I also enjoyed Rock Wall’s 2007 Rock Star Rouge, an unusual blend of syrah (42%), tempranillo (37%) and cinsault (21%) that makes for a great everyday drinking wine. I liked the violet edge to this wine’s flavor and a bit of peppery bite that would make it a good match for burgers, pizza or grilled chicken. At $14 a bottle, it’s a steal.

There are six other wineries at the Rock Wall Wine facility, including Blacksmith Cellars, Carica Wines, Ehrenberg Cellars, JRE Wines, R&B Cellars and Virgo Cellars.

Of the 10 wines available for tasting during my visit, I really liked the Carica 2007 Kick Ranch syrah ($30), a bright-tasting glass of cherry/blackberry fruit with a slightly smoky nose.

I also enjoyed an unusual white wine from Blacksmith Cellars made from the torrontes grape, a white wine grape popular in Argentina. The 2008 vintage ($15) tasted of lychee fruit with a hint of citrus on the nose. The grapes are from the Silver Spoons vineyard, near Galt, which is also the source of several other unusual varietals used by a number of other wineries.

Pretty in Pink

July 10, 2009

Summer weather is heating up in the Bay Area, so it’s time to slide a bottle of rose’ into an ice bucket, find a shady spot and discover the pleasures of California wines that live in limbo between red and white.

My interest in pink wine percolated a few weeks ago when I tasted a delicious rose’ from Scherrer Winery at the Pinot Days event in San Francisco. It was a pure shot of pleasure, and a great change of pace from all of the serious pinot noir wines featured at this event, which I wrote about in my last blog, Pursuing Perfect Pinot.

When my friend Bob uncorked a couple bottles of the same Scherrer rose’  at a Fourth of July barbecue, I was hooked on this uncommon wine. It’s a blend of zinfandel and pinot noir — varieties that don’t usually come together in a bottle — but this combination works great in the hands of Fred Scherrer. It’s available from the Sonoma County winery at $15/bottle.

I’ve mostly avoided pink wines in the past, but what we are talking here is good wine, at a good price, that goes down smooth and isn’t too sweet and cloying. This is definitely not your mother’s white zinfandel!

Blushing in Oakland

I started looking close by for some similar wines to taste and locked into two winners at J.C. Cellars and Dashe Cellars in Oakland. The two wineries, which share space near Jack London Square, have earned reputations for mostly red wines like zinfandel and syrah, but both also make a small amount of blush wines for summertime sipping.

Dashe & JC Cellars

Dashe & JC Cellars

I enjoyed the Dashe vin gris and the JC Cellars rose’ of syrah. Both sell for $14/bottle.

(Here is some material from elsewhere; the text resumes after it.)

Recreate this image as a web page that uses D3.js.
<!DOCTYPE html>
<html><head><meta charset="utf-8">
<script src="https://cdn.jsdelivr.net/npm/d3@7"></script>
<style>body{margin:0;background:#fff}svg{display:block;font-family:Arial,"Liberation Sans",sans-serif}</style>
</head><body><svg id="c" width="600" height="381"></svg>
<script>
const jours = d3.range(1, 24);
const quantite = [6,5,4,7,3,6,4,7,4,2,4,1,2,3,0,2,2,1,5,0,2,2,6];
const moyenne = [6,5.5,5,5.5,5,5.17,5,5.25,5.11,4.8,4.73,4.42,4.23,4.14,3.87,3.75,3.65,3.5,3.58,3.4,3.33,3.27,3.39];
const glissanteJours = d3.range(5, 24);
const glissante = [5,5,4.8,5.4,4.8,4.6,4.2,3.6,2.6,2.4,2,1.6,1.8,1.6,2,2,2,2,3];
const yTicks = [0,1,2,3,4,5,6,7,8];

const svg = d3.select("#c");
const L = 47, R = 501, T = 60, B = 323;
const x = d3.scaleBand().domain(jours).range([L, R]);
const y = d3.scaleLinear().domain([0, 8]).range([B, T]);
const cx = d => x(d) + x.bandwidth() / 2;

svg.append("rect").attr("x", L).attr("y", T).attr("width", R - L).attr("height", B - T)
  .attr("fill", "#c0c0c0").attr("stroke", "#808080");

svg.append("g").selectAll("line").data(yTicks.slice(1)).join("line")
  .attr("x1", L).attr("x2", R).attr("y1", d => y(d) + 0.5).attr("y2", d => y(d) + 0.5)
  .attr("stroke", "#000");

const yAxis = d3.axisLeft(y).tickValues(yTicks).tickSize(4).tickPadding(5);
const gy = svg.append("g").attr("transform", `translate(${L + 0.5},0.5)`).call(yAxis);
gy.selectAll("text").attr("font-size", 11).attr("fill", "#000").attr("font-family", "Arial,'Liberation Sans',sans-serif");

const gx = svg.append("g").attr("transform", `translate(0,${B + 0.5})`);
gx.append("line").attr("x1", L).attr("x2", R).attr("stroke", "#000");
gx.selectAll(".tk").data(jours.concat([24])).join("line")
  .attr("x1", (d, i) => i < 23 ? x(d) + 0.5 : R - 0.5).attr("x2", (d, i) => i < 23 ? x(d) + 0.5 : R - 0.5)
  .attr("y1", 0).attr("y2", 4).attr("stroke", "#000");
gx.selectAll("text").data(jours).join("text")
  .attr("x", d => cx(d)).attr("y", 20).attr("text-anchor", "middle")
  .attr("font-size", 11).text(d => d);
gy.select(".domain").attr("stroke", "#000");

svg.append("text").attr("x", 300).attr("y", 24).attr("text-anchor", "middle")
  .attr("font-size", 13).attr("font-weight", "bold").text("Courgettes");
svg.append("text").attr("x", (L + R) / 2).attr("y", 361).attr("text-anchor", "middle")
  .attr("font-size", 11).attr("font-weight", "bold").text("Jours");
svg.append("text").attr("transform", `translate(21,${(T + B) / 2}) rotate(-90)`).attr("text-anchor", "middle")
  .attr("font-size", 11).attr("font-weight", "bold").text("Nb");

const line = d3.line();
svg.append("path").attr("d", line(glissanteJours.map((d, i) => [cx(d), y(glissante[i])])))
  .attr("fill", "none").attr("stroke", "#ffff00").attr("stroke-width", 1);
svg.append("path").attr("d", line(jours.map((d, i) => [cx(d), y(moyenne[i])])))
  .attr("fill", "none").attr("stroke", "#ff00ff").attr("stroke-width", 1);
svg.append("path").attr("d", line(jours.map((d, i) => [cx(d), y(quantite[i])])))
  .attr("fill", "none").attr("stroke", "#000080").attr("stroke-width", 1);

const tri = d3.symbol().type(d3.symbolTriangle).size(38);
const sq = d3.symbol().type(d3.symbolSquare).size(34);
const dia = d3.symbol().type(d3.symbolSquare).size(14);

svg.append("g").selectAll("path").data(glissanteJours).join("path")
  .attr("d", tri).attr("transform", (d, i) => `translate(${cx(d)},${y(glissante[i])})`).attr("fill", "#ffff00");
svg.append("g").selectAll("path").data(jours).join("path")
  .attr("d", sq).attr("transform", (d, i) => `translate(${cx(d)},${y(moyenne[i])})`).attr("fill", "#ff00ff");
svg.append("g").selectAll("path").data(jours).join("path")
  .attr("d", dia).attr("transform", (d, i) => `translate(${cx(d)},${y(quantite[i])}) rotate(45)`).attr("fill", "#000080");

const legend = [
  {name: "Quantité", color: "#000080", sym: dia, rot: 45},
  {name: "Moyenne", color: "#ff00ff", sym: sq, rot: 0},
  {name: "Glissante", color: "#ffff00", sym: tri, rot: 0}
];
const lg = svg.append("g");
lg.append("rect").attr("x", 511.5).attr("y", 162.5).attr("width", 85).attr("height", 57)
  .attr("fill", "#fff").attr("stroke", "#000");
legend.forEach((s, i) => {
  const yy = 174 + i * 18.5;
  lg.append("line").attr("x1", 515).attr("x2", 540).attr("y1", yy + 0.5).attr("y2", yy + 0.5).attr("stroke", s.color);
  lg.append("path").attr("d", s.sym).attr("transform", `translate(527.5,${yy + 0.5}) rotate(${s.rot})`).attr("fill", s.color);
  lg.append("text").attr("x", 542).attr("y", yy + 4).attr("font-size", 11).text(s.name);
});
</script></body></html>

The vin gris is a bit lighter on the palate. It’s a three-way blend of syrah, petite sirah and zinfandel grapes. Dark rose colored in the glass, the nose wasn’t anything special, but the taste was smooth and it went down easily with a chunk of cheddar cheese and a bit of country ham perched on a slice of pita bread.

The JC Cellars rose’ was darker than the vin gris and it tasted great, edging closer to the flavors of a full-blooded red wine. This rose’ is made using the saignee method, in which some of the juice is removed from the tank before it picks up any deeper color from the red grape skins. The result is a blush colored wine that drinks like syrah “light.”

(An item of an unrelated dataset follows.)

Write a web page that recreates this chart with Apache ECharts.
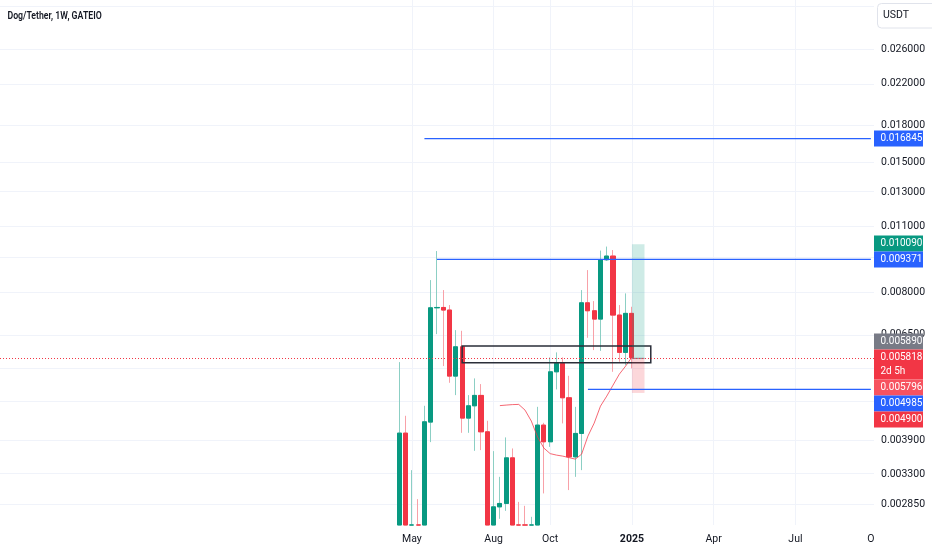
<!DOCTYPE html>
<html>
<head>
<meta charset="utf-8">
<script src="https://cdn.jsdelivr.net/npm/echarts@6/dist/echarts.min.js"></script>
<style>
html,body{margin:0;padding:0;background:#ffffff;}
#chart{width:932px;height:550px;}
</style>
</head>
<body>
<div id="chart"></div>
<script>
// ---------- DATA ----------
const firstCandleWeek = '2024-04-15';   // Monday of first weekly candle
const weeksBeforeFirst = 63;            // empty weeks shown before the first candle
const totalWeeks = 139;                 // weeks visible on the time axis

const open  = [0.00220,0.004031,0.00210,0.00250,0.00220,0.004253,0.007408,0.007420,0.007327,0.005317,
               0.006130,0.004336,0.004603,0.004841,0.004057,0.002500,0.002818,0.002865,0.003575,0.002400,
               0.002200,0.002100,0.002400,0.004191,0.003865,0.005429,0.005655,0.004786,0.003593,0.004025,
               0.007590,0.007302,0.007013,0.009354,0.009523,0.007151,0.005966,0.007210];
const close = [0.004031,0.00230,0.00250,0.00220,0.004259,0.007408,0.007420,0.007327,0.005317,0.006130,
               0.004336,0.004603,0.004841,0.004057,0.002500,0.002818,0.002865,0.003575,0.002400,0.002200,
               0.002100,0.002400,0.004191,0.003865,0.005429,0.005655,0.004786,0.003593,0.004025,0.007590,
               0.007302,0.007013,0.009354,0.009523,0.007151,0.005966,0.007210,0.005818];
const low   = [0.00200,0.00210,0.00190,0.00200,0.00210,0.003859,0.006520,0.005582,0.005147,0.004848,
               0.004037,0.004037,0.003699,0.003712,0.002400,0.002450,0.002659,0.002764,0.002300,0.002100,
               0.002000,0.002000,0.002300,0.003008,0.003771,0.004984,0.004226,0.003057,0.003260,0.003368,
               0.006404,0.006033,0.006010,0.009300,0.005429,0.005700,0.005608,0.005520];
const high  = [0.005691,0.004385,0.003368,0.002926,0.004603,0.008475,0.009758,0.008074,0.007507,0.006647,
               0.006625,0.004848,0.005258,0.005115,0.004280,0.003694,0.003260,0.003948,0.003742,0.002887,
               0.002832,0.002685,0.004580,0.004238,0.005822,0.005966,0.005822,0.005325,0.004580,0.008074,
               0.008896,0.007653,0.009781,0.009973,0.009805,0.007507,0.007945,0.007445];
const maLine = [null,null,null,null,null,null,null,null,null,null,
                null,null,null,null,null,null,0.004607,0.004619,0.004630,0.004634,
                0.004508,0.004274,0.003954,0.003748,0.003649,0.003623,0.003605,0.003579,0.003553,0.003640,
                0.003973,0.004232,0.004596,0.004825,0.005090,0.005368,0.005582,0.005831];

// price scale ticks (log scale)
const gridTickPrices  = [0.032,0.026,0.022,0.018,0.015,0.013,0.011,0.0095,0.008,0.0065,0.0055,0.0047,0.0039,0.0033,0.00285];
const labelTickPrices = [0.026,0.022,0.018,0.015,0.013,0.011,0.008,0.0065,0.0039,0.0033,0.00285];
const axisPriceMin = 0.0025804, axisPriceMax = 0.033018;

// time axis labels
const timeLabelWeeks = ['2024-04-29','2024-07-29','2024-09-30','2024-12-30','2025-03-31','2025-06-30','2025-09-22'];
const timeLabelTexts = ['May','Aug','Oct','2025','Apr','Jul','O'];

// drawings
const levelLines = [ // horizontal rays: [start week, price]
  ['2024-05-13', 0.016845],
  ['2024-05-27', 0.009371],
  ['2024-11-11', 0.004985]
];
const lastPrice = 0.005818;
const zoneBox = {from:'2024-06-24', to:'2025-01-20', top:0.006151, bottom:0.005672};
const position = {from:'2024-12-30', to:'2025-01-13', target:0.010090, entry:0.005796, stop:0.004900};

const priceTags = [
  {price:0.016845, color:'#2962FF', text:'0.016845'},
  {price:0.010090, color:'#089981', text:'0.010090'},
  {price:0.009371, color:'#2962FF', text:'0.009371'},
  {price:0.005890, color:'#787B86', text:'0.005890'},
  {price:0.005818, color:'#F23645', text:'0.005818', sub:'2d 5h'},
  {price:0.005796, color:'#F7525F', text:'0.005796'},
  {price:0.004985, color:'#2962FF', text:'0.004985'},
  {price:0.004900, color:'#F23645', text:'0.004900'}
];
const titleText = 'Dog/Tether, 1W, GATEIO';
const currencyText = 'USDT';

// ---------- BUILD ----------
const L = Math.log;
const LC = v => Math.log(Math.max(v, axisPriceMin)); // clipped to the visible price range
function isoDay(d){return d.toISOString().slice(0,10);}
const firstDate = new Date(firstCandleWeek + 'T00:00:00Z');
const weeks = [];
for (let i = 0; i < totalWeeks; i++) {
  weeks.push(isoDay(new Date(firstDate.getTime() + (i - weeksBeforeFirst) * 7 * 86400000)));
}
const idx = d => weeks.indexOf(d);
const lastIdx = totalWeeks - 1;

const wickData = [], bodyData = [], maData = new Array(totalWeeks).fill(null);
for (let i = 0; i < totalWeeks; i++) { wickData.push('-'); bodyData.push('-'); }
open.forEach((o, i) => {
  const k = weeksBeforeFirst + i;
  const c = close[i];
  // keep the candle's direction even when clipped values coincide
  const up = c >= o;
  let lo = LC(Math.min(o, c)), hi = LC(Math.max(o, c));
  if (hi - lo < 1e-6) hi = lo + 1e-6;
  const oo = up ? lo : hi, cc = up ? hi : lo;
  wickData[k] = [oo, cc, LC(low[i]), LC(high[i])];
  bodyData[k] = [oo, cc, lo, hi];
  maData[k] = maLine[i] == null ? null : L(maLine[i]);
});

function rayData(fromIdx, toIdx, price) {
  const arr = new Array(totalWeeks).fill(null);
  for (let k = fromIdx; k <= toIdx; k++) arr[k] = L(price);
  return arr;
}

const labelIdx = new Map();
timeLabelWeeks.forEach((d, i) => labelIdx.set(idx(d), timeLabelTexts[i]));

const gridRight = 58, gridBottom = 25;
const FONT = 'Roboto, "Liberation Sans", sans-serif';
const UP = '#089981', DOWN = '#F23645';

const gridLineData = gridTickPrices.map(p => ({yAxis: L(p)}))
  .concat(timeLabelWeeks.slice(0, 6).map(d => ({xAxis: idx(d)})));

const raySeries = levelLines.map(([d, p]) => ({
  type: 'line', data: rayData(idx(d), lastIdx, p), z: 6, symbol: 'none', silent: true,
  lineStyle: {color: '#2962FF', width: 1.2}
}));

const chart = echarts.init(document.getElementById('chart'), null, {renderer: 'canvas'});
chart.setOption({
  animation: false,
  backgroundColor: '#ffffff',
  grid: {left: 0, right: gridRight, top: 0, bottom: gridBottom, containLabel: false, outerBoundsMode: 'none'},
  xAxis: {
    type: 'category', data: weeks, boundaryGap: true,
    axisLine: {show: false}, axisTick: {show: false}, splitLine: {show: false},
    axisLabel: {
      interval: (i) => labelIdx.has(i),
      formatter: (v) => { const t = labelIdx.get(idx(v)); return t === '2025' ? '{b|' + t + '}' : t; },
      color: '#131722', fontSize: 10.5, fontFamily: FONT, margin: 9,
      rich: {b: {fontWeight: 'bold', fontSize: 10.5, fontFamily: FONT, color: '#131722'}}
    }
  },
  yAxis: {
    type: 'value', position: 'right', min: L(axisPriceMin), max: L(axisPriceMax), scale: true,
    axisLine: {show: false}, axisTick: {show: false}, splitLine: {show: false},
    axisLabel: {
      customValues: labelTickPrices.map(L),
      formatter: v => Math.exp(v).toFixed(6),
      color: '#131722', fontSize: 10.5, fontFamily: FONT, margin: 7, align: 'left'
    }
  },
  series: [
    { // grid lines
      type: 'line', data: [], z: 1, silent: true,
      markLine: {silent: true, z: 1, symbol: 'none', label: {show: false},
        lineStyle: {color: '#F0F3FA', width: 1, type: 'solid'}, emphasis: {disabled: true},
        data: gridLineData}
    },
    { // wicks (and light body underlay)
      type: 'candlestick', data: wickData, barWidth: '74%', z: 2, silent: true,
      itemStyle: {color: '#8CCFC4', color0: '#F8A1A8', borderColor: '#8CCFC4', borderColor0: '#F8A1A8', borderWidth: 1}
    },
    { // bodies
      type: 'candlestick', data: bodyData, barWidth: '74%', z: 3, silent: true,
      itemStyle: {color: UP, color0: DOWN, borderColor: UP, borderColor0: DOWN, borderWidth: 1}
    },
    { // moving average
      type: 'line', data: maData, z: 4, symbol: 'none', silent: true, connectNulls: false,
      lineStyle: {color: 'rgba(242,54,69,0.75)', width: 1}
    },
    ...raySeries,
    { // position entry line
      type: 'line', data: rayData(idx(position.from), idx(position.to), position.entry), z: 6,
      symbol: 'none', silent: true, lineStyle: {color: '#787B86', width: 1}
    },
    { // zone rectangle + position tool
      type: 'line', data: [], z: 5, silent: true,
      markArea: {silent: true, z: 5, emphasis: {disabled: true},
        data: [
          [{coord: [idx(zoneBox.from), L(zoneBox.top)], itemStyle: {color: 'rgba(0,0,0,0)', borderColor: '#2a2e39', borderWidth: 1.5}},
           {coord: [idx(zoneBox.to), L(zoneBox.bottom)]}],
          [{coord: [idx(position.from), L(position.target)], itemStyle: {color: 'rgba(8,153,129,0.2)'}},
           {coord: [idx(position.to), L(position.entry)]}],
          [{coord: [idx(position.from), L(position.entry)], itemStyle: {color: 'rgba(242,54,69,0.2)'}},
           {coord: [idx(position.to), L(position.stop)]}]
        ]}
    },
    { // last price dotted line
      type: 'line', data: [], z: 7, silent: true,
      markLine: {silent: true, z: 7, symbol: 'none', label: {show: false}, emphasis: {disabled: true},
        lineStyle: {color: '#F23645', width: 1, type: [1, 2]},
        data: [{yAxis: L(lastPrice)}]}
    }
  ]
});

// ---------- price-scale tags, title ----------
const tagH = 16, tagW = 49;
const x0 = chart.getWidth() - gridRight;
const items = priceTags.map(t => Object.assign({}, t, {y: chart.convertToPixel({yAxisIndex: 0}, L(t.price))}));
items.sort((a, b) => a.y - b.y);
items.forEach(t => { t.h = t.sub ? 30 : tagH; });
const a = items.findIndex(t => t.sub);
items[a].top = items[a].y - tagH / 2;
for (let i = a - 1; i >= 0; i--) {
  const bottom = Math.min(items[i].y + tagH / 2, items[i + 1].top);
  items[i].top = bottom - items[i].h;
}
for (let i = a + 1; i < items.length; i++) {
  items[i].top = Math.max(items[i].y - tagH / 2, items[i - 1].top + items[i - 1].h);
}
const TAGFONT = '10px ' + FONT;
function txt(x, y, text, fill, font, extra) {
  return Object.assign({type: 'text', z: 101, x: x, y: y,
    style: {text: text, fill: fill, font: font, align: 'left', verticalAlign: 'middle', textAlign: 'left', textVerticalAlign: 'middle'}}, extra || {});
}
const g = [];
items.forEach(t => {
  g.push({type: 'rect', z: 100, shape: {x: x0, y: t.top, width: tagW, height: t.h}, style: {fill: t.color}});
  g.push(txt(x0 + 6.5, t.top + tagH / 2, t.text, '#ffffff', TAGFONT));
  if (t.sub) g.push(txt(x0 + 6.5, t.top + tagH / 2 + 13.5, t.sub, '#ffffff', TAGFONT));
});
g.push({type: 'rect', z: 100, shape: {x: x0 + 3.5, y: 3.5, width: 60, height: 24.5, r: 4},
  style: {fill: '#ffffff', stroke: '#E0E3EB', lineWidth: 1}});
g.push(txt(x0 + 9, 15.7, currencyText, '#131722', '10.5px ' + FONT));
g.push(txt(6, 16, titleText, '#131722', '600 11.5px ' + FONT, {scaleX: 0.76, originX: 6, originY: 16}));
chart.setOption({graphic: {elements: g}});
</script>
</body>
</html>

The Dashe and JC Cellars tasting room is open daily from 11 a.m. to 6 p.m. There’ s a $5 tasting fee, but it’s waived if you buy a bottle.

Cal-Ital Twist

I wanted to try something different in a rose’, so I stopped at my local wine bar — Alameda Wine Co. — to see what was available.  Owner Karen Ulrich turned me on to another pink wine, Uvaggio’s barbera rose’ ($8.50), a dark pink color with tangerine highlights. It makes for a decent quaffing wine — served really cold — and has enough backbone to stand up to dishes like grilled seafood or cioppino.

Barbera is the third most popular wine grape in Italy, but it is not widely planted in California. Grapes for the Uvaggio rose’ came from Lodi, where the vines thrive in the Central Valley climate.

Coming Up

Alameda Wine Co. celebrates its first anniversary with an open house next Tuesday (July 14) featuring barbecue, music, magic and $3 wines-by-the-glass. The address is 2315 Central Ave., right next door to the Alameda movie theater. The event runs from 4-8 p.m.

Rosenblum Cellars, also in Alameda, hosts its annual summer open house from 1-5 p.m. July 25-26 at the winery near the Alameda Ferry Terminal. Tickets are $35 in advance, $45 at the door.

Looking Farther Ahead

The annual East Bay Vintner’s Alliance is holding its fourth annual tasting event on the grass in Jack London Square next to the Oakland Ferry Terminal on August 8. Each of the 16 participating wineries — including Rosenblum, JC Cellars and Dashe — will be paired with a local restaurant serving food to complement the wines. Advance tickets are $45 and $60 at the door.

The Family Winemakers of California 19th annual tasting is scheduled for August 23 at Ft. Mason in San Francisco. This non-profit advocacy group puts on a great tasting featuring hundreds of wineries, including a few big family-owned companies you know by name alongside a lot of mostly smaller wineries that don’t usually share the public spotlight. Tickets are $50 in advance, $60 at the door.